[Required work]
Starting from the top of the material, restate each line exactly until the line that contains "Chart.register(...registerables);", which is also copied. Pictures are excluded.

[Data lines]
#####
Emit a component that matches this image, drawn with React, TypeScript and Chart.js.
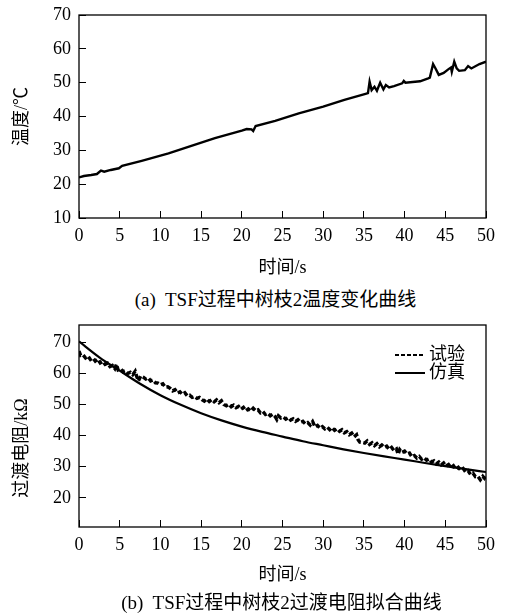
import React, { useEffect, useRef } from 'react';
import { Chart, registerables } from 'chart.js';

Chart.register(...registerables);

// ---------- data ----------
const timeTicks = [0, 5, 10, 15, 20, 25, 30, 35, 40, 45, 50];
const tempTicks = [10, 20, 30, 40, 50, 60, 70];
const resTicks = [20, 30, 40, 50, 60, 70];

const tempTime = [0, 0.6, 1.5, 2.2, 2.7, 3.1, 3.9, 4.9, 5.3, 7.7, 11.0, 13.8, 16.7, 20.0, 20.6, 21.2, 21.4, 21.7, 24.1, 27.0, 30.0, 32.6, 35.2, 35.5, 35.7, 35.95, 36.3, 36.6, 37.0, 37.4, 37.7, 38.1, 38.7, 39.7, 39.9, 40.1, 41.9, 42.9, 43.1, 43.5, 43.8, 44.2, 44.8, 45.4, 45.7, 45.8, 46.1, 46.4, 46.7, 47.4, 47.8, 48.2, 49.2, 50.0];
const tempValue = [22.0, 22.4, 22.7, 23.0, 24.0, 23.7, 24.2, 24.7, 25.4, 26.9, 29.1, 31.3, 33.6, 35.8, 36.3, 36.2, 35.7, 37.2, 38.7, 40.9, 42.9, 44.9, 46.7, 46.9, 50.3, 47.8, 48.8, 47.6, 50.0, 48.0, 49.3, 48.6, 49.0, 49.8, 50.5, 50.0, 50.4, 51.3, 51.5, 55.5, 54.2, 52.3, 52.9, 54.0, 54.5, 53.2, 56.2, 54.2, 53.5, 53.7, 54.9, 54.2, 55.5, 56.2];

const expTime = [0.0, 0.2, 0.5, 0.8, 1.1, 1.4, 1.7, 2.0, 2.3, 2.6, 2.9, 3.2, 3.5, 3.8, 4.1, 4.4, 4.6, 4.8, 5.1, 5.4, 5.7, 6.0, 6.3, 6.6, 6.9, 7.1, 7.3, 7.6, 7.9, 8.2, 8.5, 8.8, 9.1, 9.4, 9.7, 10.0, 10.3, 10.6, 10.9, 11.2, 11.5, 11.8, 12.1, 12.4, 12.7, 13.0, 13.3, 13.6, 13.9, 14.2, 14.5, 14.8, 15.1, 15.4, 15.7, 16.0, 16.3, 16.6, 16.9, 17.2, 17.5, 17.8, 18.1, 18.4, 18.7, 19.0, 19.3, 19.6, 19.9, 20.2, 20.5, 20.8, 21.1, 21.4, 21.7, 22.0, 22.3, 22.6, 22.9, 23.2, 23.5, 23.8, 24.1, 24.3, 24.5, 24.8, 25.1, 25.4, 25.7, 26.0, 26.3, 26.6, 26.9, 27.2, 27.5, 27.8, 28.1, 28.4, 28.7, 29.0, 29.3, 29.6, 29.9, 30.2, 30.5, 30.8, 31.1, 31.4, 31.7, 32.0, 32.3, 32.6, 32.9, 33.2, 33.5, 33.8, 34.1, 34.3, 34.5, 34.8, 35.1, 35.4, 35.7, 36.0, 36.3, 36.6, 36.9, 37.2, 37.5, 37.8, 38.1, 38.4, 38.7, 39.0, 39.2, 39.4, 39.7, 40.0, 40.3, 40.6, 40.9, 41.2, 41.5, 41.8, 42.1, 42.4, 42.7, 43.0, 43.3, 43.6, 43.9, 44.2, 44.5, 44.8, 45.1, 45.4, 45.7, 46.0, 46.3, 46.6, 46.9, 47.2, 47.5, 47.8, 48.1, 48.4, 48.7, 49.0, 49.3, 49.6, 49.8, 50.0];
const expValue = [67.2, 65.8, 66.0, 65.0, 65.6, 64.5, 65.0, 64.0, 64.6, 63.4, 63.9, 62.9, 63.3, 62.2, 62.6, 61.6, 63.0, 61.2, 61.6, 60.6, 60.9, 60.0, 60.4, 59.6, 60.7, 59.0, 57.6, 59.2, 58.8, 58.2, 58.6, 57.6, 57.9, 57.0, 56.9, 56.4, 56.7, 55.6, 55.7, 55.2, 54.4, 54.8, 53.7, 54.1, 53.3, 53.8, 52.8, 53.0, 52.3, 52.6, 52.0, 52.3, 51.6, 51.1, 51.8, 51.0, 51.6, 50.9, 51.5, 50.6, 51.2, 50.0, 49.6, 50.1, 49.3, 49.8, 49.0, 49.4, 48.5, 49.1, 48.0, 48.6, 47.9, 48.8, 48.0, 48.3, 47.3, 47.7, 46.8, 47.2, 46.4, 46.9, 46.1, 45.2, 46.4, 45.7, 46.0, 45.3, 45.8, 45.0, 45.4, 44.6, 45.1, 44.3, 44.6, 43.8, 44.2, 43.4, 44.5, 42.8, 43.3, 42.4, 42.9, 42.2, 42.7, 41.9, 42.6, 41.7, 42.2, 41.4, 41.9, 40.9, 41.3, 40.3, 40.8, 39.6, 40.3, 38.6, 37.9, 37.8, 37.6, 38.3, 37.2, 37.7, 36.8, 37.4, 36.4, 37.0, 36.2, 36.6, 35.6, 36.2, 35.2, 35.7, 34.0, 35.5, 34.6, 35.0, 34.1, 34.4, 33.2, 33.6, 32.8, 33.3, 32.4, 32.9, 32.1, 32.5, 31.5, 31.9, 30.9, 31.5, 30.6, 31.2, 30.2, 30.7, 29.7, 30.3, 29.2, 29.8, 28.9, 29.4, 28.3, 28.7, 27.5, 27.9, 26.8, 26.9, 25.8, 26.9, 26.3, 27.2];

const simTime = [0, 2.5, 5, 7.5, 10, 12.5, 15, 17.5, 20, 22.5, 25, 27.5, 30, 32.5, 35, 37.5, 40, 42.5, 45, 47.5, 50];
const simValue = [70.3, 65.2, 60.9, 56.7, 53.0, 49.9, 47.2, 44.9, 42.9, 41.2, 39.7, 38.2, 36.9, 35.6, 34.4, 33.3, 32.3, 31.2, 30.2, 29.2, 28.3];

const labelExp = '试验';
const labelSim = '仿真';
const xTitle = '时间/s';
const yTitleA = '温度/℃';
const yTitleB = '过渡电阻/kΩ';
const captionA = '(a)  TSF过程中树枝2温度变化曲线';
const captionB = '(b)  TSF过程中树枝2过渡电阻拟合曲线';

// ---------- styling ----------
const SERIF = '"Liberation Serif", "Times New Roman", serif';
const MIXED = '"Liberation Serif", "Noto Sans CJK SC", serif';

Chart.defaults.color = '#000';
Chart.defaults.font.family = SERIF;
Chart.defaults.font.size = 18;

const framePlugin = {
  id: 'frame',
  afterDatasetsDraw(chart: any) {
    const { ctx, chartArea } = chart;
    const { left, top, right, bottom } = chartArea;
    ctx.save();
    ctx.strokeStyle = '#000';
    ctx.lineWidth = 1.3;
    ctx.strokeRect(left, top, right - left, bottom - top);
    ctx.restore();
  },
};

const cornerLegendPlugin = {
  id: 'cornerLegend',
  afterDraw(chart: any, _args: any, opts: any) {
    if (!opts || !opts.display) return;
    const { ctx, chartArea } = chart;
    const x0 = chartArea.right - opts.right;
    chart.data.datasets.forEach((ds: any, i: number) => {
      const y = chartArea.top + opts.top + i * opts.rowGap;
      ctx.save();
      ctx.strokeStyle = '#000';
      ctx.lineWidth = 2;
      ctx.setLineDash(ds.legendDash || []);
      ctx.beginPath();
      ctx.moveTo(x0, y);
      ctx.lineTo(x0 + opts.lineLen, y);
      ctx.stroke();
      ctx.setLineDash([]);
      ctx.fillStyle = '#000';
      ctx.font = `18px ${MIXED}`;
      ctx.textBaseline = 'middle';
      ctx.textAlign = 'left';
      ctx.fillText(ds.label, x0 + opts.lineLen + 4, y);
      ctx.restore();
    });
  },
};

const sideTitlePlugin = {
  id: 'sideTitle',
  afterDraw(chart: any, _args: any, opts: any) {
    if (!opts || !opts.text) return;
    const { ctx } = chart;
    ctx.save();
    ctx.translate(opts.x, opts.y);
    ctx.rotate(-Math.PI / 2);
    ctx.fillStyle = '#000';
    ctx.font = `18px ${MIXED}`;
    ctx.textAlign = 'center';
    ctx.textBaseline = 'middle';
    ctx.fillText(opts.text, 0, 0);
    ctx.restore();
  },
};

function tickSetter(values: number[]) {
  return (scale: any) => {
    scale.ticks = values.map((v) => ({ value: v }));
  };
}

function xScale(height: number, titlePadBottom: number) {
  return {
    type: 'linear',
    position: 'bottom',
    min: 0,
    max: 50,
    afterBuildTicks: tickSetter(timeTicks),
    afterFit: (s: any) => {
      s.height = height;
      s.paddingLeft = 0;
      s.paddingRight = 0;
    },
    grid: { drawOnChartArea: false, drawTicks: true, tickLength: -7, color: '#000', lineWidth: 1 },
    border: { display: false },
    ticks: { padding: 14, font: { family: SERIF, size: 18 }, color: '#000', maxRotation: 0, autoSkip: false },
    title: { display: true, text: xTitle, font: { family: MIXED, size: 18 }, color: '#000', padding: { top: 0, bottom: titlePadBottom } },
  };
}

function yScale(min: number, max: number, ticks: number[], title: string | null) {
  return {
    type: 'linear',
    position: 'left',
    min,
    max,
    afterBuildTicks: tickSetter(ticks),
    afterFit: (s: any) => {
      s.width = 79;
      s.paddingTop = 0;
      s.paddingBottom = 0;
    },
    grid: { drawOnChartArea: false, drawTicks: true, tickLength: -7, color: '#000', lineWidth: 1 },
    border: { display: false },
    ticks: { padding: 15, font: { family: SERIF, size: 18 }, color: '#000', autoSkip: false },
    title: title
      ? { display: true, text: title, font: { family: MIXED, size: 18 }, color: '#000', padding: { top: 11, bottom: 0 } }
      : { display: false },
  };
}

function useFontsRedraw(getChart: () => Chart | null) {
  useEffect(() => {
    let alive = true;
    const fonts: any = (document as any).fonts;
    if (fonts && fonts.load) {
      Promise.all([
        fonts.load('18px "Liberation Serif"', '0123456789'),
        fonts.load('18px "Noto Sans CJK SC"', '时间温度过渡电阻试验仿真'),
      ])
        .then(() => {
          const c = getChart();
          if (alive && c) c.update();
        })
        .catch(() => {});
    }
    return () => {
      alive = false;
    };
  }, []);
}

function TempChart() {
  const ref = useRef<HTMLCanvasElement | null>(null);
  const chartRef = useRef<Chart | null>(null);
  useEffect(() => {
    if (!ref.current) return;
    const chart = new Chart(ref.current, {
      type: 'line',
      data: {
        datasets: [
          {
            label: '温度',
            data: tempTime.map((t, i) => ({ x: t, y: tempValue[i] })),
            borderColor: '#000',
            borderWidth: 2.4,
            pointRadius: 0,
            tension: 0,
            fill: false,
          },
        ],
      },
      options: {
        responsive: false,
        animation: false,
        layout: { padding: { top: 15, right: 19, left: 0, bottom: 0 } },
        plugins: { legend: { display: false }, tooltip: { enabled: false } },
        scales: {
          x: xScale(67, 6),
          y: yScale(10, 70, tempTicks, yTitleA),
        },
      } as any,
      plugins: [framePlugin],
    });
    chartRef.current = chart;
    return () => {
      chart.destroy();
      chartRef.current = null;
    };
  }, []);
  useFontsRedraw(() => chartRef.current);
  return <canvas ref={ref} width={505} height={285} style={{ position: 'absolute', left: 0, top: 0 }} />;
}

function ResChart() {
  const ref = useRef<HTMLCanvasElement | null>(null);
  const chartRef = useRef<Chart | null>(null);
  useEffect(() => {
    if (!ref.current) return;
    const chart = new Chart(ref.current, {
      type: 'line',
      data: {
        datasets: [
          {
            label: labelExp,
            data: expTime.map((t, i) => ({ x: t, y: expValue[i] })),
            borderColor: '#000',
            borderWidth: 3.4,
            borderDash: [5, 2.5],
            legendDash: [4, 2],
            pointRadius: 0,
            tension: 0,
            fill: false,
          },
          {
            label: labelSim,
            data: simTime.map((t, i) => ({ x: t, y: simValue[i] })),
            borderColor: '#000',
            borderWidth: 2.2,
            pointRadius: 0,
            cubicInterpolationMode: 'monotone',
            fill: false,
          },
        ] as any,
      },
      options: {
        responsive: false,
        animation: false,
        layout: { padding: { top: 15, right: 19, left: 0, bottom: 0 } },
        plugins: {
          legend: { display: false },
          tooltip: { enabled: false },
          cornerLegend: { display: true, right: 91, top: 30, rowGap: 18, lineLen: 30 },
          sideTitle: { text: yTitleB, x: 22, y: 138 },
        },
        scales: {
          x: xScale(68, 9),
          y: yScale(10.6, 75.6, resTicks, null),
        },
      } as any,
      plugins: [framePlugin, cornerLegendPlugin, sideTitlePlugin],
    });
    chartRef.current = chart;
    return () => {
      chart.destroy();
      chartRef.current = null;
    };
  }, []);
  useFontsRedraw(() => chartRef.current);
  return <canvas ref={ref} width={505} height={285} style={{ position: 'absolute', left: 0, top: 310 }} />;
}

const captionStyle: React.CSSProperties = {
  position: 'absolute',
  width: 420,
  textAlign: 'center',
  fontFamily: MIXED,
  fontSize: 19,
  lineHeight: '22px',
  whiteSpace: 'pre',
  color: '#000',
};

export default function App() {
  return (
    <div style={{ position: 'absolute', left: 0, top: 0, width: 505, height: 615, background: '#fff', overflow: 'hidden' }}>
      <TempChart />
      <div style={{ ...captionStyle, left: 275.5 - 210, top: 289 }}>{captionA}</div>
      <ResChart />
      <div style={{ ...captionStyle, left: 281.5 - 210, top: 592 }}>{captionB}</div>
    </div>
  );
}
#####
[Task result]
Emit a component that matches this image, drawn with React, TypeScript and Chart.js.
import React, { useEffect, useRef } from 'react';
import { Chart, registerables } from 'chart.js';

Chart.register(...registerables);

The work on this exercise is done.